Soon after taking power in 2014, Prime Minister Narendra Modi’s government set a target of increasing India’s renewable energy capacity by 2022 to 175 gigawatts, equivalent to 40 percent of the country’s total power capacity at the time of the announcement. Mr Modi’s ambitions were stoked by a dramatic fall in the price of solar panels after a huge expansion of production in China, which is seeking to capitalize on the international drive to cut emissions.
This was steadily making the cost of electricity from solar plants — once far more expensive than coal power — more competitive with plants running on the dirtiest fossil fuel. In the 2017 financial year, newly added renewable energy capacity overtook new coal-fired capacity for the first time. The renewable push attracted major investors such as Japan’s SoftBank, whose consortium last year sealed a deal that stunned the industry.

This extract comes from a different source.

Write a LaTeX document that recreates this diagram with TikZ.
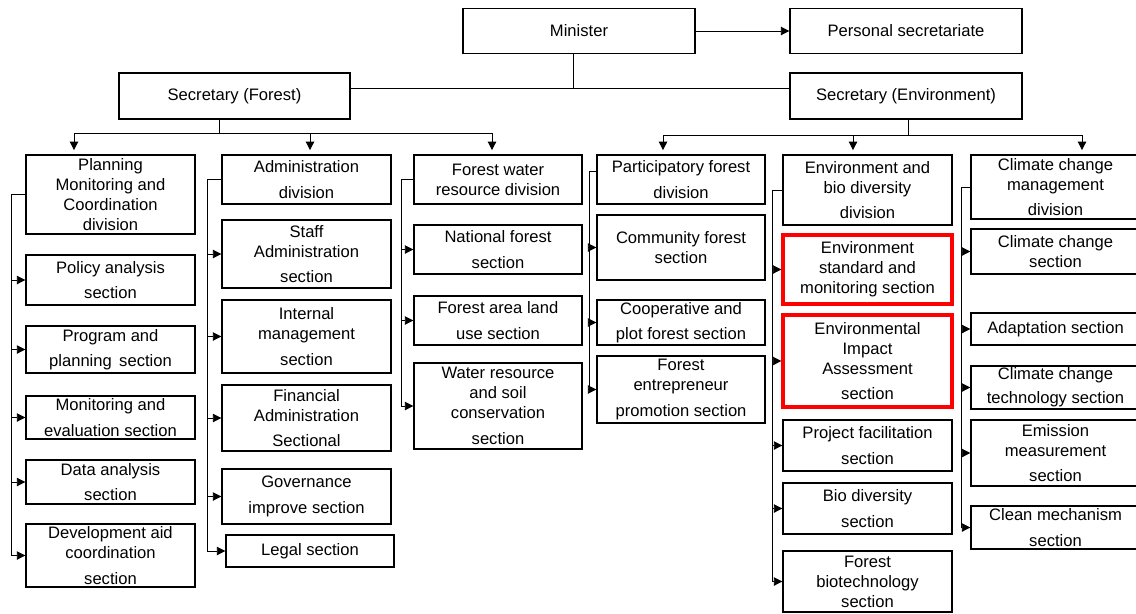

It agreed to sell power from a northern Indian solar park for Rs2.44 per unit — well below the cost of coal power, which typically costs well over Rs3. This shift in the industry’s economics means that coal power — once one of the hottest prospects for Indian industrialists — is now a space where most fear to tread. “You’d have to be quite courageous to invest in coal at this point,” said Navroz Dubash of New Delhi’s Centre for Policy Research. “The speed with which the story has reversed is quite astonishing.”